Request - Do not include the pictures; repeat the rest of the data exactly.
--- begin Recorded information ---
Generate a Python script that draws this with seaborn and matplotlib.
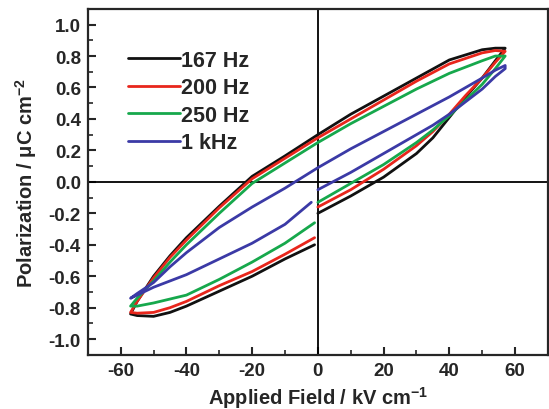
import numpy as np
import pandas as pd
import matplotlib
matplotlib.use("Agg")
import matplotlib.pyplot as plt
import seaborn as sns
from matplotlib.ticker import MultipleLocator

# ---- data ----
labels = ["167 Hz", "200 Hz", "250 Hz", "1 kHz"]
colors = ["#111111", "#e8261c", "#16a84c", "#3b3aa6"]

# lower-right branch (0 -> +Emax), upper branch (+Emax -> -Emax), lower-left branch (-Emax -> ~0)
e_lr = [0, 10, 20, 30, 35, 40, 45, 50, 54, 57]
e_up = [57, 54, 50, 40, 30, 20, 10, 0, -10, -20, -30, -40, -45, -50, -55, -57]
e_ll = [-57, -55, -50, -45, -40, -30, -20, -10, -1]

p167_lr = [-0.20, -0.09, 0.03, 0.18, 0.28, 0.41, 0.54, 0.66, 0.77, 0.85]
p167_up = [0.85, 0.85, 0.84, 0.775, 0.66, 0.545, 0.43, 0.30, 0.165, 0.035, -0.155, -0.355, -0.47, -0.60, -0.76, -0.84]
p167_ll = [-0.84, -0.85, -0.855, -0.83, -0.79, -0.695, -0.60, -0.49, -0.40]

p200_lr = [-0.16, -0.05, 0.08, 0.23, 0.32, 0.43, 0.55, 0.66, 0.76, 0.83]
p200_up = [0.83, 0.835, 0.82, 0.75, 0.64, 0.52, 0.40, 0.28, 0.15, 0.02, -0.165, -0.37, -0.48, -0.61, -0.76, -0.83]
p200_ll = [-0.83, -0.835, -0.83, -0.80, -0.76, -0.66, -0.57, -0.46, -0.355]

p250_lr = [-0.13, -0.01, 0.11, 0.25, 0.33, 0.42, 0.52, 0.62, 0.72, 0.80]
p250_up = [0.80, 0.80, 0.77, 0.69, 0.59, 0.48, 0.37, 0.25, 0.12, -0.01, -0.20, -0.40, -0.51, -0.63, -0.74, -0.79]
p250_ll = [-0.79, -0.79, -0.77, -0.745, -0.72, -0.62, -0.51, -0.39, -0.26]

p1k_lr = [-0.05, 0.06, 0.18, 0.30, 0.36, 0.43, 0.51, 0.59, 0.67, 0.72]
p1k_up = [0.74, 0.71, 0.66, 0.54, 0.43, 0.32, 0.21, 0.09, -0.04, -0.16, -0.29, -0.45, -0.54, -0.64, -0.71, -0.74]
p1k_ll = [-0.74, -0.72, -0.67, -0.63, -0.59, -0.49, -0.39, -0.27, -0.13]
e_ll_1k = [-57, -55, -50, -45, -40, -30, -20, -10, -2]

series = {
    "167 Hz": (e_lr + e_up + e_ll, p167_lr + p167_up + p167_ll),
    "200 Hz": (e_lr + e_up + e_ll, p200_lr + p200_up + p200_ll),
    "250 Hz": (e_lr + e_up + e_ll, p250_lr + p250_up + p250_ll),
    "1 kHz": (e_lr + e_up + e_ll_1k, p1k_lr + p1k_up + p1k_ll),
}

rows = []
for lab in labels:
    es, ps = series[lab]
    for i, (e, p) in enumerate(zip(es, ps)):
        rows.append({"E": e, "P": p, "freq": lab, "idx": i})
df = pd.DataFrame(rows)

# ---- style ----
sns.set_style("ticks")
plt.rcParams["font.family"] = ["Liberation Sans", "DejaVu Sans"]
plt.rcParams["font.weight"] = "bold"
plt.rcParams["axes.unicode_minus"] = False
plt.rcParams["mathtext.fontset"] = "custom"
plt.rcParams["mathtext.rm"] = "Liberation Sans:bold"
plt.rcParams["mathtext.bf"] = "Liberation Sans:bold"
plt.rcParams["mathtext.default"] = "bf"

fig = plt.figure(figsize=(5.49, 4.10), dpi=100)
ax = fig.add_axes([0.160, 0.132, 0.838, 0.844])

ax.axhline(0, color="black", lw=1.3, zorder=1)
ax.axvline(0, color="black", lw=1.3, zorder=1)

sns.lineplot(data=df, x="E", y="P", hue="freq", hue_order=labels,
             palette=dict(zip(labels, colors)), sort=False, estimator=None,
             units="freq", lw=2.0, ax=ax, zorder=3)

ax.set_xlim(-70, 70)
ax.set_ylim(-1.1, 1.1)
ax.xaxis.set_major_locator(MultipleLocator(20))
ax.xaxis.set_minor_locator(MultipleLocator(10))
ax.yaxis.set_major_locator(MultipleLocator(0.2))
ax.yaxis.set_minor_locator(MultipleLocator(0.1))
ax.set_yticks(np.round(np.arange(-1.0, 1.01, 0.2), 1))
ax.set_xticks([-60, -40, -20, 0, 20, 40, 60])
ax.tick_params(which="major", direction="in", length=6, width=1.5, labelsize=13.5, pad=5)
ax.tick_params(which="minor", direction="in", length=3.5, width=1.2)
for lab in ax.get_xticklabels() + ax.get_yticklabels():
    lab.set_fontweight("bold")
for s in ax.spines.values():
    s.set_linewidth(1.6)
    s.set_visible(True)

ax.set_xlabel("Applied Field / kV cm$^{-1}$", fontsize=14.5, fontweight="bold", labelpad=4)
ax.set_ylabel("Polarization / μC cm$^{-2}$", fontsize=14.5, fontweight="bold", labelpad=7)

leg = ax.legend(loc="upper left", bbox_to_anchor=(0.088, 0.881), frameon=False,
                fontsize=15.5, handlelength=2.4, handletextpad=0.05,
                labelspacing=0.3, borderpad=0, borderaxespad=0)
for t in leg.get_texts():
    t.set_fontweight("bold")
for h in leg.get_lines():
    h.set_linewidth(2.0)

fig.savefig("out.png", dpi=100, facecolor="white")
--- end Recorded information ---
Exercise response -
Generate a Python script that draws this with seaborn and matplotlib.
import numpy as np
import pandas as pd
import matplotlib
matplotlib.use("Agg")
import matplotlib.pyplot as plt
import seaborn as sns
from matplotlib.ticker import MultipleLocator

# ---- data ----
labels = ["167 Hz", "200 Hz", "250 Hz", "1 kHz"]
colors = ["#111111", "#e8261c", "#16a84c", "#3b3aa6"]

# lower-right branch (0 -> +Emax), upper branch (+Emax -> -Emax), lower-left branch (-Emax -> ~0)
e_lr = [0, 10, 20, 30, 35, 40, 45, 50, 54, 57]
e_up = [57, 54, 50, 40, 30, 20, 10, 0, -10, -20, -30, -40, -45, -50, -55, -57]
e_ll = [-57, -55, -50, -45, -40, -30, -20, -10, -1]

p167_lr = [-0.20, -0.09, 0.03, 0.18, 0.28, 0.41, 0.54, 0.66, 0.77, 0.85]
p167_up = [0.85, 0.85, 0.84, 0.775, 0.66, 0.545, 0.43, 0.30, 0.165, 0.035, -0.155, -0.355, -0.47, -0.60, -0.76, -0.84]
p167_ll = [-0.84, -0.85, -0.855, -0.83, -0.79, -0.695, -0.60, -0.49, -0.40]

p200_lr = [-0.16, -0.05, 0.08, 0.23, 0.32, 0.43, 0.55, 0.66, 0.76, 0.83]
p200_up = [0.83, 0.835, 0.82, 0.75, 0.64, 0.52, 0.40, 0.28, 0.15, 0.02, -0.165, -0.37, -0.48, -0.61, -0.76, -0.83]
p200_ll = [-0.83, -0.835, -0.83, -0.80, -0.76, -0.66, -0.57, -0.46, -0.355]

p250_lr = [-0.13, -0.01, 0.11, 0.25, 0.33, 0.42, 0.52, 0.62, 0.72, 0.80]
p250_up = [0.80, 0.80, 0.77, 0.69, 0.59, 0.48, 0.37, 0.25, 0.12, -0.01, -0.20, -0.40, -0.51, -0.63, -0.74, -0.79]
p250_ll = [-0.79, -0.79, -0.77, -0.745, -0.72, -0.62, -0.51, -0.39, -0.26]

p1k_lr = [-0.05, 0.06, 0.18, 0.30, 0.36, 0.43, 0.51, 0.59, 0.67, 0.72]
p1k_up = [0.74, 0.71, 0.66, 0.54, 0.43, 0.32, 0.21, 0.09, -0.04, -0.16, -0.29, -0.45, -0.54, -0.64, -0.71, -0.74]
p1k_ll = [-0.74, -0.72, -0.67, -0.63, -0.59, -0.49, -0.39, -0.27, -0.13]
e_ll_1k = [-57, -55, -50, -45, -40, -30, -20, -10, -2]

series = {
    "167 Hz": (e_lr + e_up + e_ll, p167_lr + p167_up + p167_ll),
    "200 Hz": (e_lr + e_up + e_ll, p200_lr + p200_up + p200_ll),
    "250 Hz": (e_lr + e_up + e_ll, p250_lr + p250_up + p250_ll),
    "1 kHz": (e_lr + e_up + e_ll_1k, p1k_lr + p1k_up + p1k_ll),
}

rows = []
for lab in labels:
    es, ps = series[lab]
    for i, (e, p) in enumerate(zip(es, ps)):
        rows.append({"E": e, "P": p, "freq": lab, "idx": i})
df = pd.DataFrame(rows)

# ---- style ----
sns.set_style("ticks")
plt.rcParams["font.family"] = ["Liberation Sans", "DejaVu Sans"]
plt.rcParams["font.weight"] = "bold"
plt.rcParams["axes.unicode_minus"] = False
plt.rcParams["mathtext.fontset"] = "custom"
plt.rcParams["mathtext.rm"] = "Liberation Sans:bold"
plt.rcParams["mathtext.bf"] = "Liberation Sans:bold"
plt.rcParams["mathtext.default"] = "bf"

fig = plt.figure(figsize=(5.49, 4.10), dpi=100)
ax = fig.add_axes([0.160, 0.132, 0.838, 0.844])

ax.axhline(0, color="black", lw=1.3, zorder=1)
ax.axvline(0, color="black", lw=1.3, zorder=1)

sns.lineplot(data=df, x="E", y="P", hue="freq", hue_order=labels,
             palette=dict(zip(labels, colors)), sort=False, estimator=None,
             units="freq", lw=2.0, ax=ax, zorder=3)

ax.set_xlim(-70, 70)
ax.set_ylim(-1.1, 1.1)
ax.xaxis.set_major_locator(MultipleLocator(20))
ax.xaxis.set_minor_locator(MultipleLocator(10))
ax.yaxis.set_major_locator(MultipleLocator(0.2))
ax.yaxis.set_minor_locator(MultipleLocator(0.1))
ax.set_yticks(np.round(np.arange(-1.0, 1.01, 0.2), 1))
ax.set_xticks([-60, -40, -20, 0, 20, 40, 60])
ax.tick_params(which="major", direction="in", length=6, width=1.5, labelsize=13.5, pad=5)
ax.tick_params(which="minor", direction="in", length=3.5, width=1.2)
for lab in ax.get_xticklabels() + ax.get_yticklabels():
    lab.set_fontweight("bold")
for s in ax.spines.values():
    s.set_linewidth(1.6)
    s.set_visible(True)

ax.set_xlabel("Applied Field / kV cm$^{-1}$", fontsize=14.5, fontweight="bold", labelpad=4)
ax.set_ylabel("Polarization / μC cm$^{-2}$", fontsize=14.5, fontweight="bold", labelpad=7)

leg = ax.legend(loc="upper left", bbox_to_anchor=(0.088, 0.881), frameon=False,
                fontsize=15.5, handlelength=2.4, handletextpad=0.05,
                labelspacing=0.3, borderpad=0, borderaxespad=0)
for t in leg.get_texts():
    t.set_fontweight("bold")
for h in leg.get_lines():
    h.set_linewidth(2.0)

fig.savefig("out.png", dpi=100, facecolor="white")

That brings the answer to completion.